Beyond Healthcare
CMC’s Low-Cost Effective Care Unit (LCECU) cares for disadvantaged people in the slums of Vellore. During the lockdown, our team found that many of their patients were struggling. The elderly, destitute and the very poor needed ready cooked food, not just dry provisions.
The Hope House (a local NGO) and Papa’s House (a church) also wanted to help. Together, we were able to deliver 85 packed lunches every day from March 31st. After a few days, with help from the Thrupti Foundation and an alumnus group from Ida Scudder School, this was scaled up to 400 packets a day. Recently a group of young CMC doctors have joined the effort, preparing 30 more lunches a day.
As the lockdown progressed we could no longer deliver food to the slums. Where possible, we gave local volunteers money to buy provisions. They prepared a variety of simple meals in their community kitchens. At lunch time, young and old would come, bringing their tiffin boxes, to collect tasty hot food. Hope House and Papa’s House continued to provide packed lunches which local volunteers would collect and distribute. At the peak we were feeding 600 people daily from the slum areas.
The team also organised medicines for elderly and disabled patients unable to visit LCECU, and delivered these to their homes.
It is amazing what can be done through partnerships, even in difficult times such as the Coronavirus pandemic. Working with many volunteers, donors and small organisations, LCECU touched hundreds of lives. Thank you for being part of the chain of love that allows us to care for marginalised communities and individuals.

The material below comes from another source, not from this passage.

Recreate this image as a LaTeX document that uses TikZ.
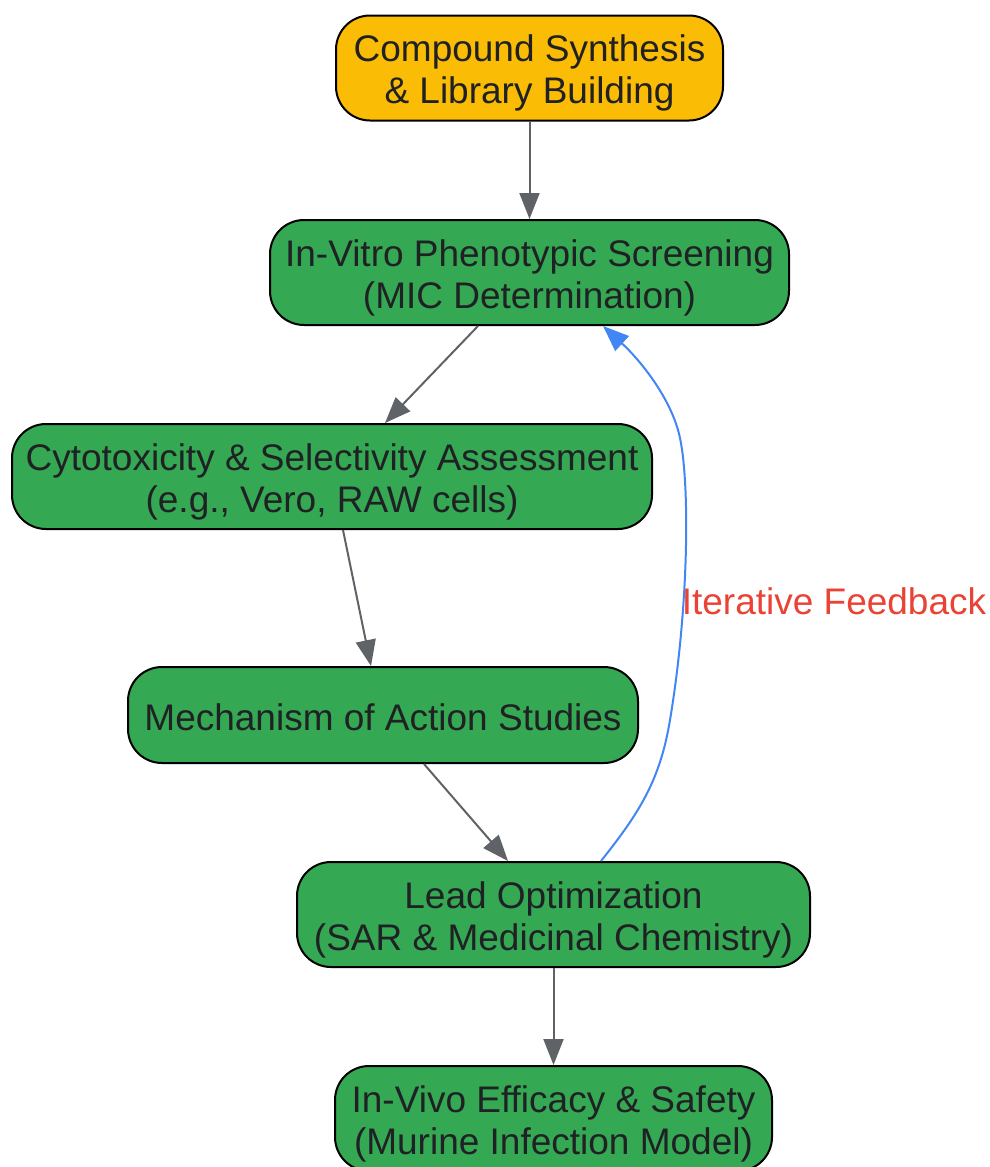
\documentclass[tikz,border=0pt]{standalone}
\usepackage{fontspec}
\setmainfont{Liberation Sans}
\usepackage{xcolor}
\usetikzlibrary{arrows.meta}
\definecolor{stepgreen}{HTML}{34A853}
\definecolor{startorange}{HTML}{FBBC05}
\definecolor{flowgray}{HTML}{5F6368}
\definecolor{loopblue}{HTML}{4285F4}
\definecolor{loopred}{HTML}{EA4335}
\definecolor{inkdark}{HTML}{202124}
\newcommand{\toplift}{\rule{0pt}{37pt}}
\tikzset{
  stage/.style={draw=black, line width=2pt, fill=stepgreen, rounded corners=34pt,
    text=inkdark, align=center, inner sep=0pt, minimum height=105pt,
    font=\fontsize{37}{42}\selectfont},
  flow/.style={draw=flowgray, line width=2pt, -{Triangle[length=26pt,width=20pt]}},
}
\begin{document}
\begin{tikzpicture}[x=1pt,y=-1pt]
                \useasboundingbox (0,0) rectangle (990,1167);
                % pipeline stages
                \node[stage, fill=startorange, minimum width=387pt] (synth) at (529.5,68) {\toplift Compound Synthesis\\\& Library Building};
                \node[stage, minimum width=519pt] (screen) at (529.5,272.5) {\toplift In-Vitro Phenotypic Screening\\(MIC Determination)};
                \node[stage, minimum width=640pt] (cyto) at (332,476.5) {\toplift Cytotoxicity \& Selectivity Assessment\\(e.g., Vero, RAW cells)};
                \node[stage, minimum width=510pt, minimum height=96pt] (moa) at (383,715) {\rule{0pt}{31pt}Mechanism of Action Studies};
                \node[stage, minimum width=513pt] (lead) at (553.5,914.5) {\toplift Lead Optimization\\(SAR \& Medicinal Chemistry)};
                \node[stage, minimum width=437pt] (vivo) at (553.5,1118.5) {\toplift In-Vivo Efficacy \& Safety\\(Murine Infection Model)};
                % forward arrows
                \draw[flow] (synth.south) -- (screen.north);
                \draw[flow] (screen.south -| 478,0) -- (cyto.north -| 385,0);
                \draw[flow] (cyto.south -| 343,0) -- (moa.north -| 371,0);
                \draw[flow] (moa.south -| 424,0) -- (lead.north -| 508,0);
                \draw[flow] (lead.south) -- (vivo.north);
                % feedback loop
                \coordinate (fbout) at (lead.north -| 601,0);
                \coordinate (fbin) at (screen.south -| 603,0);
                \draw[draw=loopblue, line width=2pt, -{Triangle[length=26pt,width=20pt]}]
                  (fbout) .. controls (640,812) and (660,780) .. (670,720)
                  .. controls (690,600) and (690,470) .. (678,430)
                  .. controls (668,395) and (640,360) .. (fbin);
                \node[text=loopred, font=\fontsize{37}{42}\selectfont] (fblabel) at (834,601) {Iterative Feedback};
            \end{tikzpicture}
\end{document}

Thank you for your support!
Details and pictures contributed by Low Cost Effective Care Unit
A 40-bedded facility housed in the Schell Eye campus in Vellore town and managed primarily by Family Medicine specialists, the Low Cost Effective Care Unit provides services to poor urban patients at affordable costs.
How LCECU works
Patients pay a one-time registration fee of Rs 25. Routine care attracts no consultation fee but medicines are paid for – often at subsidised cost. Costs are kept to a minimum in many ways. Patient counselling helps better self-management. Good history-taking and thorough physical examinations along with prudence in requesting tests and scans keep investigation costs down. The use of generic drugs and basic, no-frills infrastructure all help to reduce costs.
First-time patients are required to provide proof of residence and are screened subsequently by social workers. Patients may also be referred to LCECU by the social workers and by community health and urban health nurses in the College of Nursing’s Community Health wing.

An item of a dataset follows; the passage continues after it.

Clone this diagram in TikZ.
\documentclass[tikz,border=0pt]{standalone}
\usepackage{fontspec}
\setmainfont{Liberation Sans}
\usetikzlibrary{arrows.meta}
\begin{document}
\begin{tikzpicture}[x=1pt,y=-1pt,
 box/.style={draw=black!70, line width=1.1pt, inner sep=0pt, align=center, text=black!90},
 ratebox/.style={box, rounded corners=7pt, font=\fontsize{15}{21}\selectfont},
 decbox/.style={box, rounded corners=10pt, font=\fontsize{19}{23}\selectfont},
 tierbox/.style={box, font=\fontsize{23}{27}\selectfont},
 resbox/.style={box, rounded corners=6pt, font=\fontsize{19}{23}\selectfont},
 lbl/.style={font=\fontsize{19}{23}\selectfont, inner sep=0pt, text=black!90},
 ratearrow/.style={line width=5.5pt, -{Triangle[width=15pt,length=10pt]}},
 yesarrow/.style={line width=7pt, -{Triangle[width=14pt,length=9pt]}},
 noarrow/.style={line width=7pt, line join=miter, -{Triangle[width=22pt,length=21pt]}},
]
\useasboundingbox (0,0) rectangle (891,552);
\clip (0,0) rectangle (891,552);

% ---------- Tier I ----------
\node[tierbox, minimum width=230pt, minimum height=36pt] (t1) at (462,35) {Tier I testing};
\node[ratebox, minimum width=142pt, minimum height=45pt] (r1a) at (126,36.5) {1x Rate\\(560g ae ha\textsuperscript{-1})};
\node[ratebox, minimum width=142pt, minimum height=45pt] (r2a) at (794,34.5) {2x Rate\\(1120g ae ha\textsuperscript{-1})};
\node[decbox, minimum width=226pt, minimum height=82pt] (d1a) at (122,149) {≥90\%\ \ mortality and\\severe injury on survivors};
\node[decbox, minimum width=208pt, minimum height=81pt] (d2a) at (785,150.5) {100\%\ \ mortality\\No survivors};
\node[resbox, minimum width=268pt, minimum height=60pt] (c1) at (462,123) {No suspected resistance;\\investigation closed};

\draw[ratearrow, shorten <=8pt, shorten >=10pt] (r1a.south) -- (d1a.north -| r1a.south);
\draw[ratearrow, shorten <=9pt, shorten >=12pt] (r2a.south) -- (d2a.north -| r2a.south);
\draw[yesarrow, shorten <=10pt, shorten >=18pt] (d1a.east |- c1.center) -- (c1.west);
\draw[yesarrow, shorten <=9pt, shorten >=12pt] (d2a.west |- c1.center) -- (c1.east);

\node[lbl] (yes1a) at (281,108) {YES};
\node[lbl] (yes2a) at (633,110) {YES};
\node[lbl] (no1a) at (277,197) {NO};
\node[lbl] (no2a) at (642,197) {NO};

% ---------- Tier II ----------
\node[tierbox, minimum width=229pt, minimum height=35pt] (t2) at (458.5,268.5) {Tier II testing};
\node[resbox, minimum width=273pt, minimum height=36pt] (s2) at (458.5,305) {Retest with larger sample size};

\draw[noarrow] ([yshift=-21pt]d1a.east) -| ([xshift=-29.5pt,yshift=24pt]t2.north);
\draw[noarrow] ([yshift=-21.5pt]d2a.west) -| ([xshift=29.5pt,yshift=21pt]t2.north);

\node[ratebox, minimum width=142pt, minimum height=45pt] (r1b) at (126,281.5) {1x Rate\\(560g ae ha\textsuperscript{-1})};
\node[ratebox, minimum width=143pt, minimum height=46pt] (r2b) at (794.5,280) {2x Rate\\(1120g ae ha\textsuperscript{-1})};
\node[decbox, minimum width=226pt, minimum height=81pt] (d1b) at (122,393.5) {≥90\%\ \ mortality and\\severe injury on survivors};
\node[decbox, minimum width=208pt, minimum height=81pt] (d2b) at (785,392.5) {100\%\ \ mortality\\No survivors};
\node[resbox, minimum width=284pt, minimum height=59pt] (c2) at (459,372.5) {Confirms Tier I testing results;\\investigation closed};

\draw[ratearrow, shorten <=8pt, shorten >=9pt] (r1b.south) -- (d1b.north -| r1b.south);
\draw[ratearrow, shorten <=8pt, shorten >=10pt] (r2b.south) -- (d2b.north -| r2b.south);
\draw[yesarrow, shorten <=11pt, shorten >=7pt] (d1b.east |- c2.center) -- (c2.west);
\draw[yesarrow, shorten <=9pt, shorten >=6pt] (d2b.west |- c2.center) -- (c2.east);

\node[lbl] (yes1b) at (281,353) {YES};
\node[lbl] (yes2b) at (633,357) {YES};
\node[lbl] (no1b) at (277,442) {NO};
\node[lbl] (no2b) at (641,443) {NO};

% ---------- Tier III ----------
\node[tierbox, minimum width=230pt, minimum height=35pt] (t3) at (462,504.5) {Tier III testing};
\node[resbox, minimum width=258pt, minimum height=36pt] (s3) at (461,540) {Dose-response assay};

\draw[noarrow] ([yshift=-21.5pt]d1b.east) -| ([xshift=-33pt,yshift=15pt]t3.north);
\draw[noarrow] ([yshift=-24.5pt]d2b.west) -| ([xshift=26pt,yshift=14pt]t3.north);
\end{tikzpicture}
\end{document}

The LCECU is one of Christian Medical College’s major responses to the poor living in Vellore city. It is a testament to CMC’s commitment to the poor, disabled, disadvantaged, marginalised and vulnerable.
LCECU provides primary and secondary health care by Family and Community Health Physicians, at low cost to the residents of Vellore. They give direct referral links to the main CMC hospital when required. It is a unique model of true voluntary ‘Social Responsibility’ that CMC designed in the early 1980s.
How LCECU provides low-cost care:
1. There is minimal yet essential infrastructure.
2. Charts are maintained by patients themselves.
3. Family medicine approach and judicious use of investigations.
4. Limited yet essential ‘gadgets’ – eg. Ultrasound for antenatal care.
5. Staff multi-task.
6. Use of generic medicines.
7. Easy, free or subsidized access to specialists.
8. In-built subsidies for all and especially for those who cannot pay.
LCECU is also unique in its ability to do partial justice to holistic health care by intervening at the social level for many patients and their families.
Family Medicine Department in LCECU
Additionally, LCECU is where Family Medicine has been incubated in recent years (formerly it was in the Community Health Department) and we are proud that in 2008 the Family Medicine Department was established (1st in a medical college in India). The MD in Family Medicine was started in 2017 after years of effort by many in CMC.
Increasing services
Over the years, these services have been expanded by
- broadening community mapping,
- raising the number of outreach clinics,
- school health programmes and
- community-based rehabilitation of the disabled.
In partnership with the Department of Physical Medicine and Rehabilitation, the Project Helmet was initiated in 2014. Using half-day workshops among college students, this project sensitises the youth and young motorists about injury prevention and safe driving practices.